猿の惑星は映画だと1968年公開の第1作が最も有名だが、ラストのどんでん返しに重点を置いたストーリー展開と、エンタメ作品としては少し邪魔な哲学的なテーマが災いし、シリーズ化には長らく失敗してきた。しかし、2011年から始まったリブート版の3部作は「現代の地球が、猿の惑星になるまでの前日談を描く」という手法を取ったことで、哲学的なテーマを保存しつつも、そのシリーズ化に成功した。特に2017年公開の完結作の「聖戦期」は、「戦場にかける橋」「大脱走」「地獄の黙示録」といった戦争映画へのオマージュも見られ、ブロックバスター映画としては信じられないぐらい重厚な映画に仕上がっていた。
こうして一旦は完結したリブート版であったが、2019年にディズニーが、猿の惑星の映画化権を持つ20世紀フォックス社を買収したことで事態が一変する。知的財産権をフランチャイズ化して生計を立てているディズニー社が、猿の惑星の映画化権を放っておく訳が無かった。こうして映画メイズランナーシリーズの監督を務めたウェスボール監督による、新シリーズが始動したのだろう。

さて、ようやく本作の感想について書いていく。
IMAXレーザーGTの日本一デカいスクリーンで鑑賞した自分も悪いのかもしれないが、本作がシネスコ比で作られていたせいで、画面全体の半分ぐらいしか映像が写っておらず、シネスコ映画をブラウン管テレビで見た時みたいに、臨場感に欠けていた。
そもそも自分はシネスコ比があまり好きではないのだろう。画面が横に長すぎるせいで全体の構図も取りづらいだろうし、小津安二郎が「郵便ポストの中から外の景色を見た時みたいで、ゾッとしない」と言っていたのがよく理解できた。
「アラビアのロレンス」みたいに、開けた荒野のシーンを撮るならまだしも、冒頭の木登りのシーンとかは、なるべく縦長のアスペクト比で見た方が迫力があると思う。そういう点では、映画後半の人間の使ってた基地の廃墟とかが出てくるシーンは、建物の床と天井で上下の視界が遮られてる分、シネスコ比でも見やすかったと思う。

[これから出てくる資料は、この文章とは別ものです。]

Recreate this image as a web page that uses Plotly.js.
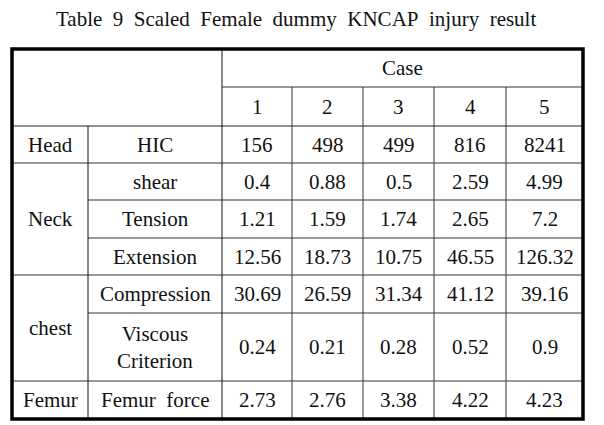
<!DOCTYPE html>
<html>
<head>
<meta charset="utf-8">
<script src="https://cdn.plot.ly/plotly-3.0.1.min.js"></script>
<style>
  html, body { margin: 0; padding: 0; background: #fff; }
  #injuryTable text { font-family: "Liberation Serif", serif !important; }
</style>
</head>
<body>
<div id="injuryTable" style="width:604px;height:425px"></div>
<script>
// Table content
const caseLabels = ['1', '2', '3', '4', '5'];
const regionNames = ['Head', 'Neck', 'chest', 'Femur'];
const regionSpans = [1, 3, 2, 1];
const measureNames = ['HIC', 'shear', 'Tension', 'Extension', 'Compression', 'Viscous<br>Criterion', 'Femur\u00a0 force'];

const hic = [156, 498, 499, 816, 8241];
const neckShear = [0.4, 0.88, 0.5, 2.59, 4.99];
const neckTension = [1.21, 1.59, 1.74, 2.65, 7.2];
const neckExtension = [12.56, 18.73, 10.75, 46.55, 126.32];
const chestCompression = [30.69, 26.59, 31.34, 41.12, 39.16];
const viscousCriterion = [0.24, 0.21, 0.28, 0.52, 0.9];
const femurForce = [2.73, 2.76, 3.38, 4.22, 4.23];

const rowValues = [hic, neckShear, neckTension, neckExtension, chestCompression, viscousCriterion, femurForce];

// Grid geometry (axes are set up 1:1 with page pixels)
const colEdges = [12, 88, 222, 292, 363, 434, 506, 583];
const rowEdges = [49, 87, 126, 163, 200, 238, 275, 313, 381, 419];
const FONT = 'Liberation Serif';

const mid = (a, b) => (a + b) / 2;

// Every cell label becomes an annotation placed on the x/y axes
const annotations = [];
function addCell(text, c0, c1, r0, r1) {
    annotations.push({
        xref: 'x', yref: 'y',
        x: mid(colEdges[c0], colEdges[c1]),
        y: mid(rowEdges[r0], rowEdges[r1]),
        text: String(text),
        showarrow: false,
        xanchor: 'center', yanchor: 'middle',
        font: { family: FONT, size: 21, color: '#111' }
    });
}

addCell('Case', 2, 7, 0, 1);
caseLabels.forEach((lab, i) => addCell(lab, 2 + i, 3 + i, 1, 2));

let r = 2;
regionNames.forEach((name, i) => {
    addCell(name, 0, 1, r, r + regionSpans[i]);
    r += regionSpans[i];
});

measureNames.forEach((name, i) => {
    addCell(name, 1, 2, 2 + i, 3 + i);
    rowValues[i].forEach((v, j) => addCell(v, 2 + j, 3 + j, 2 + i, 3 + i));
});

// title
annotations.push({
    xref: 'paper', yref: 'paper', x: 0.49, y: 1 - 19 / 425,
    xanchor: 'center', yanchor: 'middle', showarrow: false,
    text: 'Table\u00a0 9\u00a0 Scaled\u00a0 Female\u00a0 dummy\u00a0 KNCAP\u00a0 injury\u00a0 result',
    font: { family: FONT, size: 21, color: '#111' }
});

// Grid lines
const shapes = [];
function hLine(y, x0, x1, color, width) {
    shapes.push({ type: 'line', xref: 'x', yref: 'y', x0: x0, x1: x1, y0: y, y1: y,
        line: { color: color, width: width } });
}
function vLine(x, y0, y1, color, width) {
    shapes.push({ type: 'line', xref: 'x', yref: 'y', x0: x, x1: x, y0: y0, y1: y1,
        line: { color: color, width: width } });
}

const tblLeft = colEdges[0], tblRight = colEdges[7];
const tblTop = rowEdges[0], tblBottom = rowEdges[9];

hLine(rowEdges[1], colEdges[2], tblRight, '#333', 1);
hLine(rowEdges[2], tblLeft, tblRight, '#222', 1.2);
hLine(rowEdges[3], tblLeft, tblRight, '#777', 1.3);
hLine(rowEdges[4], colEdges[1], tblRight, '#777', 1.3);
hLine(rowEdges[5], colEdges[1], tblRight, '#777', 1.3);
hLine(rowEdges[6], tblLeft, tblRight, '#777', 1.3);
hLine(rowEdges[7], colEdges[1], tblRight, '#777', 1.3);
hLine(rowEdges[8], tblLeft, tblRight, '#777', 1.3);

vLine(colEdges[1], rowEdges[2], tblBottom, '#111', 1);
vLine(colEdges[2], tblTop, tblBottom, '#111', 1);
for (let c = 3; c < 7; c++) vLine(colEdges[c], rowEdges[1], tblBottom, '#333', 1);

// thick outer frame
shapes.push({ type: 'rect', xref: 'x', yref: 'y', x0: tblLeft, x1: tblRight, y0: tblTop, y1: tblBottom,
    line: { color: '#000', width: 3.5 } });

const layout = {
    width: 604,
    height: 425,
    margin: { t: 0, b: 0, l: 0, r: 0 },
    xaxis: { range: [0, 604], visible: false, fixedrange: true },
    yaxis: { range: [425, 0], visible: false, fixedrange: true },
    shapes: shapes,
    annotations: annotations,
    showlegend: false,
    paper_bgcolor: '#fff',
    plot_bgcolor: '#fff'
};

Plotly.newPlot('injuryTable', [], layout, { displayModeBar: false });
</script>
</body>
</html>
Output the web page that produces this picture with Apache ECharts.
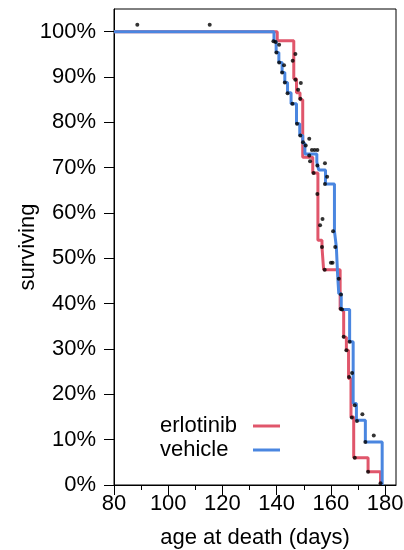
<!DOCTYPE html>
<html>
<head>
<meta charset="utf-8">
<script src="https://cdn.jsdelivr.net/npm/echarts@6/dist/echarts.min.js"></script>
<style>html,body{margin:0;padding:0;background:#fff}#c{width:404px;height:550px}</style>
</head>
<body>
<div id="c"></div>
<script>
// Kaplan-Meier step data (day at which survival changes, survival % after the change)
const erlotinibDays = [80, 140.2, 146.3, 147.3, 148.6, 149.6, 153.3, 155.2, 156.7, 157.3, 163.4, 164.7, 165.7, 166.5, 167.4, 168.4, 173.7, 178.3];
const erlotinibSurv = [100, 98, 89.6, 86.5, 85, 72.3, 68.8, 54, 52.5, 47.5, 38.7, 32.6, 29.7, 23.5, 15, 6, 2.9, 0];
const vehicleDays = [80, 139, 139.8, 140.8, 142, 143, 144, 145.3, 147.3, 148.5, 149.6, 150.4, 154.8, 155.5, 158, 161.3, 162, 162.5, 162.9, 163.8, 166.9, 168.2, 169.4, 172.7, 178.9];
const vehicleSurv = [100, 97.9, 95.4, 93.2, 91, 88.8, 86.5, 84.1, 79.7, 77.1, 75.4, 73, 71.2, 69.5, 66.4, 56, 52.5, 46, 42.2, 38.7, 31.6, 18, 14.3, 9.5, 0];
// individual points (day, survival %)
const pointDays = [88.6, 115.3, 138.8, 139.6, 140.9, 139.9, 140.9, 142.7, 142, 143, 144, 146.9, 145.9, 146.9, 148.9, 147.9, 148.7, 145.8, 147.5, 148.7, 149.7, 152, 150.7, 153, 154, 155, 152, 152.3, 155, 157.8, 153.6, 158.6, 157.8, 155, 156.9, 156, 160.8, 156.7, 161.6, 160, 160.6, 157.7, 162.9, 163.7, 164.1, 163.6, 164.7, 166.9, 165.7, 167.8, 166.7, 168.8, 171.6, 167.7, 169.6, 175.8, 172.7, 168.8, 173.7, 178.3];
const pointSurv = [101.5, 101.5, 97.9, 97.7, 97.1, 95.4, 93.2, 92.6, 91, 88.8, 86.4, 95.1, 93.6, 89.4, 88.7, 87.2, 85.2, 84.1, 79.7, 77.1, 75.6, 76.4, 74.9, 73.9, 73.9, 73.9, 72.7, 71.4, 70.5, 71, 68.8, 68, 66.4, 64.2, 58.7, 57.3, 56, 52.5, 52.5, 49, 49, 47.5, 45.5, 42, 38.7, 38.9, 32.7, 31.6, 29.7, 24.7, 23.8, 17.6, 15.6, 14.9, 14.1, 10.9, 9.5, 6, 2.9, 0.4];
const xMajorTicks = [80, 100, 120, 140, 160, 180];
const xMinorTicks = [90, 110, 130, 150, 170];
const yTicks = [0, 10, 20, 30, 40, 50, 60, 70, 80, 90, 100];

const zip = (a, b) => a.map((v, i) => [v, b[i]]);
const FONT = 'Liberation Sans, Arial, sans-serif';
const chart = echarts.init(document.getElementById('c'), null, {renderer: 'canvas'});
chart.setOption({
  animation: false,
  backgroundColor: '#fff',
  grid: {left: 114, right: 8, top: 9, bottom: 65, show: true, borderColor: '#000', borderWidth: 1,
         backgroundColor: 'transparent', outerBoundsMode: 'none', containLabel: false},
  legend: {
    data: ['erlotinib', 'vehicle'], orient: 'vertical', left: 160, top: 415, padding: 0, align: 'right',
    icon: 'rect', itemWidth: 27, itemHeight: 3, itemGap: 2, selectedMode: false,
    formatter: name => '{t|' + name + '}',
    textStyle: {fontSize: 22, fontFamily: FONT, color: '#000', lineHeight: 22,
      rich: {t: {fontSize: 22, fontFamily: FONT, color: '#000', width: 88, align: 'left', lineHeight: 22}}}
  },
  xAxis: [{
    type: 'value', min: 80, max: 184, position: 'bottom',
    name: 'age at death (days)', nameLocation: 'middle', nameGap: 42, nameMoveOverlap: false,
    nameTextStyle: {fontSize: 22, fontFamily: FONT, color: '#000'},
    axisLine: {show: true, lineStyle: {color: '#000', width: 1}},
    axisTick: {show: true, inside: false, length: 10, lineStyle: {color: '#000', width: 1}, customValues: xMajorTicks},
    axisLabel: {fontSize: 22, fontFamily: FONT, color: '#000', margin: 8, customValues: xMajorTicks},
    splitLine: {show: false}
  }, {
    type: 'value', min: 80, max: 184, position: 'bottom',
    axisLine: {show: false},
    axisTick: {show: true, length: 5, lineStyle: {color: '#000', width: 1}, customValues: xMinorTicks},
    axisLabel: {show: false},
    splitLine: {show: false}
  }],
  yAxis: {
    type: 'value', min: 0, max: 105,
    name: 'surviving', nameLocation: 'middle', nameGap: 75, nameRotate: 90, nameMoveOverlap: false,
    nameTextStyle: {fontSize: 22, fontFamily: FONT, color: '#000'},
    axisLine: {show: true, lineStyle: {color: '#000', width: 1}},
    axisTick: {show: true, inside: false, length: 10, lineStyle: {color: '#000', width: 1}, customValues: yTicks},
    axisLabel: {fontSize: 22, fontFamily: FONT, color: '#000', margin: 18, formatter: v => v + '%', customValues: yTicks},
    splitLine: {show: false}
  },
  series: [
    {name: 'erlotinib', type: 'line', step: 'end', data: zip(erlotinibDays, erlotinibSurv), symbol: 'none',
     itemStyle: {color: '#e0566b'}, lineStyle: {color: '#e0566b', width: 3}, z: 2},
    {name: 'vehicle', type: 'line', step: 'end', data: zip(vehicleDays, vehicleSurv), symbol: 'none',
     itemStyle: {color: '#4a86e0'}, lineStyle: {color: '#4a86e0', width: 3}, z: 3},
    {name: 'points', type: 'scatter', data: zip(pointDays, pointSurv), symbol: 'circle', symbolSize: 4,
     itemStyle: {color: '#000'}, z: 5, silent: true}
  ]
});
</script>
</body>
</html>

ストーリーについては、前半部分を見た時は「哲学的なテーマを捨てて、エンタメ路線に振り切ったのかな?」と思ったが、後半は猿の惑星シリーズの伝統に則り、哲学路線に進んで行ったので安心した。これもまた1作目のオマージュでもあるのだろうが、ラストに衝撃のピークを持ってきたせいで、映画中盤は少しダレてしまった気はするが、全体としては十分楽しめた。
物語全体の設定も、これまでの猿の惑星シリーズが意図的に避けてきたであろう、「何故、猿の文明は発展しなかったのか?」といった問いにも触れていて、新シリーズをやる上で、今までには無かったテーマ選びが出来ていて、良いと思った。

おそらく本作は今後シリーズ化されるだろうが、問題は「この設定を何処まで活かしきれて、伏線を上手く回収できるか?」という点である。設定を飛ばしくって観客を惹きつけた結果、その設定を上手く使いきれなかったり、伏線を回収できずに終わり、シリーズ全体としては微妙な評価となってしまった作品は、山ほどある。スターウォーズの新3部作、マトリックス3部作、本作の監督が以前に作ったメイズランナー3部作もそれに該当すると思う。また、連載開始時の衝撃と、連載中の評価が最も重要で、「どう完結させるか?」が二の次になってしまいがちな、日本の漫画にも、よくありがちな傾向だ。
猿の惑星リブート版の前3部作が完璧に設定を使い切り、完璧に完結させれただけに、どうしてもそこが気になってしまう。正直、今の段階では作り手側も、大して結末を考えてない気もするが、前3部作も2作目以降は作り手が一新されたにも関わらず、世界観を損なわずに完璧に作られていたことから、本シリーズもここから完璧に展開される可能性もあるだろう。

肩透かしは喰らいたくないが、ある程度は今後の展開に期待したいと思う。